This exhibition was comprised of photography (133 photographs), documents, ground plans, period material, sculpture and a doctoral dissertation published and inaugrated at the opening. A large installation entitled Kaisersaal was built by the artist in the museums ruined hall, known as the Kaisersaal or Emperors Hall.

The installation reconstructed the interior space of the Goebbels Bunker (located beneath the Memorial to the Murdered Jews of Europe). It was built  and lit solely out of discarded and neglected objects (including light fittings) found in the cellar and attic rooms of the museum together with objects found on the memorial site in 1998 during excavations (thus prior to construction of the now existing Memorial to the Murdered Jews of Europe).
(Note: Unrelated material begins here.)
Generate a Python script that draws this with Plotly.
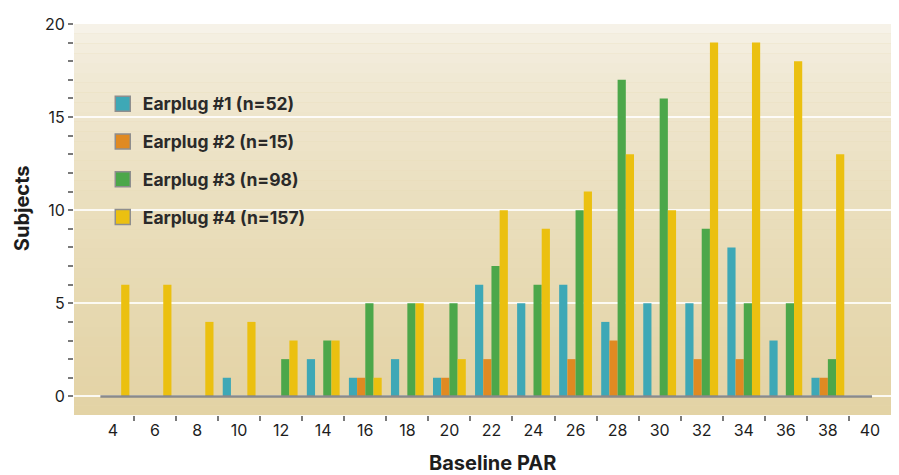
import plotly.graph_objects as go

# ---- data ----
baseline_par = [4, 6, 8, 10, 12, 14, 16, 18, 20, 22, 24, 26, 28, 30, 32, 34, 36, 38]
earplug1 = [None, None, None, 1, None, 2, 1, 2, 1, 6, 5, 6, 4, 5, 5, 8, 3, 1]
earplug2 = [None, None, None, None, None, None, 1, None, 1, 2, None, 2, 3, None, 2, 2, None, 1]
earplug3 = [None, None, None, None, 2, 3, 5, 5, 5, 7, 6, 10, 17, 16, 9, 5, 5, 2]
earplug4 = [6, 6, 4, 4, 3, 3, 1, 5, 2, 10, 9, 11, 13, 10, 19, 19, 18, 13]
series_names = ["Earplug #1 (n=52)", "Earplug #2 (n=15)", "Earplug #3 (n=98)", "Earplug #4 (n=157)"]
x_tick_labels = [4, 6, 8, 10, 12, 14, 16, 18, 20, 22, 24, 26, 28, 30, 32, 34, 36, 38, 40]
y_tick_labels = [0, 5, 10, 15, 20]
x_title = "Baseline PAR"
y_title = "Subjects"

colors = ["#3ea8b6", "#e08a22", "#4ca74a", "#ebc010"]
series = [earplug1, earplug2, earplug3, earplug4]

FONT = "Inter, Roboto, sans-serif"
TXT = "#1d1d1d"

fig = go.Figure()
for name, vals, col in zip(series_names, series, colors):
    fig.add_trace(go.Bar(x=baseline_par, y=vals, name=name, marker=dict(color=col, line=dict(width=0)),
                         showlegend=False))
for i, (name, col) in enumerate(zip(series_names, colors)):
    fig.add_trace(go.Scatter(x=[None], y=[None], mode="markers", name=name, legendgroup=f"g{i}",
                             marker=dict(symbol="square", size=15, color=col,
                                         line=dict(color="#8e8e8e", width=1.5))))

# gradient background stripes
def lerp(a, b, t):
    return int(round(a + (b - a) * t))
top = (246, 242, 232)
bot = (227, 211, 165)
n = 40
shapes = []
for k in range(n):
    t = k / (n - 1)
    c = tuple(lerp(top[j], bot[j], t ** 0.6) for j in range(3))
    shapes.append(dict(type="rect", xref="paper", yref="paper", x0=0, x1=1,
                       y0=1 - (k + 1) / n, y1=1 - k / n, layer="below",
                       fillcolor=f"rgb{c}", line=dict(width=0)))
shapes.append(dict(type="line", xref="x", yref="y", x0=3.4, x1=40.1, y0=0, y1=0,
                   line=dict(color="#8a8a8a", width=2.5), layer="above"))

annotations = [
    dict(text=x_title, xref="paper", yref="paper", x=0.509, y=-0.122, xanchor="center", yanchor="middle",
         showarrow=False, font=dict(family=FONT, size=20, weight="bold", color=TXT)),
    dict(text=y_title, xref="paper", yref="paper", x=-0.0633, y=0.529, xanchor="center", yanchor="middle",
         textangle=-90, showarrow=False, font=dict(family=FONT, size=20, weight="bold", color=TXT)),
]

fig.update_layout(
    width=899, height=475,
    margin=dict(l=66, r=11, t=15.5, b=67.7),
    paper_bgcolor="white",
    plot_bgcolor="#e6d8b0",
    barmode="group", bargap=0.22, bargroupgap=0,
    shapes=shapes,
    annotations=annotations,
    font=dict(family=FONT, color=TXT, size=15),
    legend=dict(x=0.035, y=0.842, xanchor="left", yanchor="top", bgcolor="rgba(0,0,0,0)",
                font=dict(family=FONT, size=17.5, color="#2a2a2a", weight="bold"),
                tracegroupgap=12, traceorder="grouped"),
    xaxis=dict(range=[2.146, 41.24], tickvals=x_tick_labels, ticktext=[str(v) for v in x_tick_labels],
               ticks="", showgrid=False, zeroline=False, showline=False, automargin=False,
               tickfont=dict(size=16, color=TXT), ticklabelstandoff=4,
               minor=dict(tickvals=list(range(5, 40, 2)), ticks="outside", ticklen=5,
                          tickcolor="#7a7a7a", tickwidth=2, showgrid=False)),
    yaxis=dict(range=[-1, 20], tickvals=y_tick_labels, ticks="outside", ticklen=5, tickwidth=2,
               tickcolor="#7a7a7a", showgrid=True, gridcolor="rgba(255,255,255,0.85)", gridwidth=2,
               zeroline=False, showline=False, automargin=False, tickfont=dict(size=16, color=TXT),
               minor=dict(tickvals=list(range(1, 20)), ticks="outside", ticklen=5,
                          tickcolor="#7a7a7a", tickwidth=2, showgrid=False)),
)

fig.write_html("out.html")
The installation reproduced the ground plans of the bunker in life size ie. 1:1.

The Kaisersaal was originally a ballroom for the officers of the Prussian Army and a meeting place for the military. In WWI it was used as a military hospital. Following its bombing in 1945, the hall (with its make-shift repairs) was rarely used and still retains all of the traces of the blast. In January 1966, the exhibition mounted to accompany the Auschwitz trials held in Frankfurt, was exhibited in this very space.

This installation was the very last exhibition to take place in the ruined Kaisersaal Following extensive building the Museum fuer Fotografie was reopened in 2009 as a standard exhibition space or white cube.